Copy exactly the lines that run from the top of the listing to the line containing "var total = counts.reduce(function", both ends included, and omit the pictures.

- - - -

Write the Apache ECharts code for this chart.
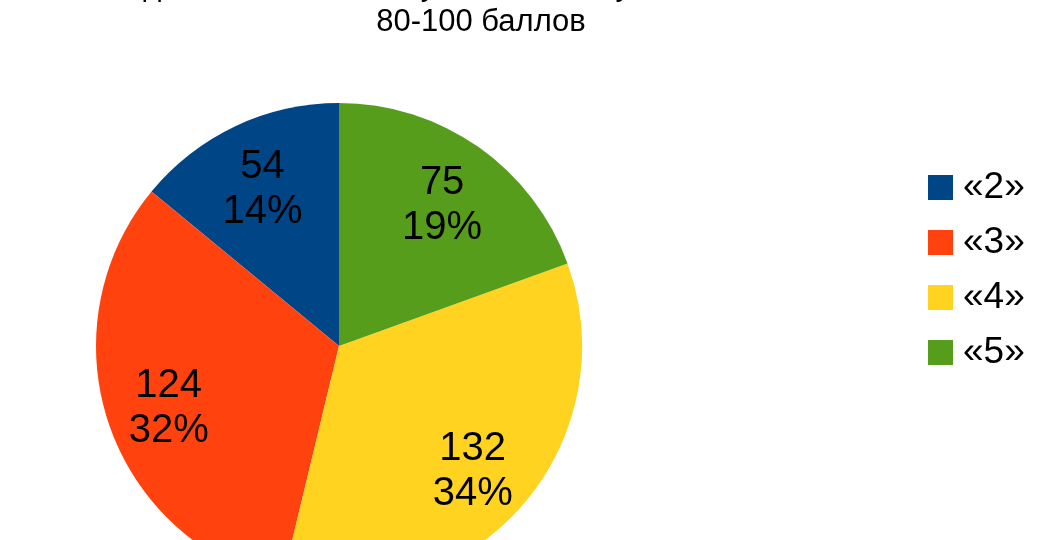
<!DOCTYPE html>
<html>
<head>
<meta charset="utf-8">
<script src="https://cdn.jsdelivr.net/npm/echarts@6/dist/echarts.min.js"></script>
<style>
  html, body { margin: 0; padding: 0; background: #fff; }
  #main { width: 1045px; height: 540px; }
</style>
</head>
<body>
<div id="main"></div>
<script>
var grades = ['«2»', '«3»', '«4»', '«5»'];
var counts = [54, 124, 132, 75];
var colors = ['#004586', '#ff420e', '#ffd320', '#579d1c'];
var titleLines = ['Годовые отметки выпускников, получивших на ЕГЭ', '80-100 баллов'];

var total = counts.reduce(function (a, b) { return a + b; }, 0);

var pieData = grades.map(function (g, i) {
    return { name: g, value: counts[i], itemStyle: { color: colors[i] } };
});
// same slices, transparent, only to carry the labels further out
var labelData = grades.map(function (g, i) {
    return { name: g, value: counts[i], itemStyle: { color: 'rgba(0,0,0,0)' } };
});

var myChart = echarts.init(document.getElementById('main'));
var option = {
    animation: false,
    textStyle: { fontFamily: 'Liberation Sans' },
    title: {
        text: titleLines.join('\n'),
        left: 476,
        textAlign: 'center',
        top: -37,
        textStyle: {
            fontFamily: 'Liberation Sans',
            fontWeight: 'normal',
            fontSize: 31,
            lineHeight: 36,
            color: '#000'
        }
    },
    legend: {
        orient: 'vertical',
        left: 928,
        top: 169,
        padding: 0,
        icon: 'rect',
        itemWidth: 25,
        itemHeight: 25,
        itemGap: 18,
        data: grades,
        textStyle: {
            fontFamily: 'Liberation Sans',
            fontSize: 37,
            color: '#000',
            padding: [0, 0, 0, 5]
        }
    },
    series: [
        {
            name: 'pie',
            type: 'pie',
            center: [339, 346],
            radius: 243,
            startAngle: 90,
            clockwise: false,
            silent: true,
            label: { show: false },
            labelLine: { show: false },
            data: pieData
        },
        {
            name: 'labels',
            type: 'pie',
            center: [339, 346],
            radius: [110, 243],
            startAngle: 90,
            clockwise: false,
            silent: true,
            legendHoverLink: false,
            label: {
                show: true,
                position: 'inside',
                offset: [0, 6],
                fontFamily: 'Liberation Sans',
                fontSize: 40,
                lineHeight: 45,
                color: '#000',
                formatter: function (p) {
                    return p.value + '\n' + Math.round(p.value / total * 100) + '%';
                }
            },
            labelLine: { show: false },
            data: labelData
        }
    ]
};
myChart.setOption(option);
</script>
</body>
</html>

- - - -

** Response to this task **
Write the Apache ECharts code for this chart.
<!DOCTYPE html>
<html>
<head>
<meta charset="utf-8">
<script src="https://cdn.jsdelivr.net/npm/echarts@6/dist/echarts.min.js"></script>
<style>
  html, body { margin: 0; padding: 0; background: #fff; }
  #main { width: 1045px; height: 540px; }
</style>
</head>
<body>
<div id="main"></div>
<script>
var grades = ['«2»', '«3»', '«4»', '«5»'];
var counts = [54, 124, 132, 75];
var colors = ['#004586', '#ff420e', '#ffd320', '#579d1c'];
var titleLines = ['Годовые отметки выпускников, получивших на ЕГЭ', '80-100 баллов'];

var total = counts.reduce(function (a, b) { return a + b; }, 0);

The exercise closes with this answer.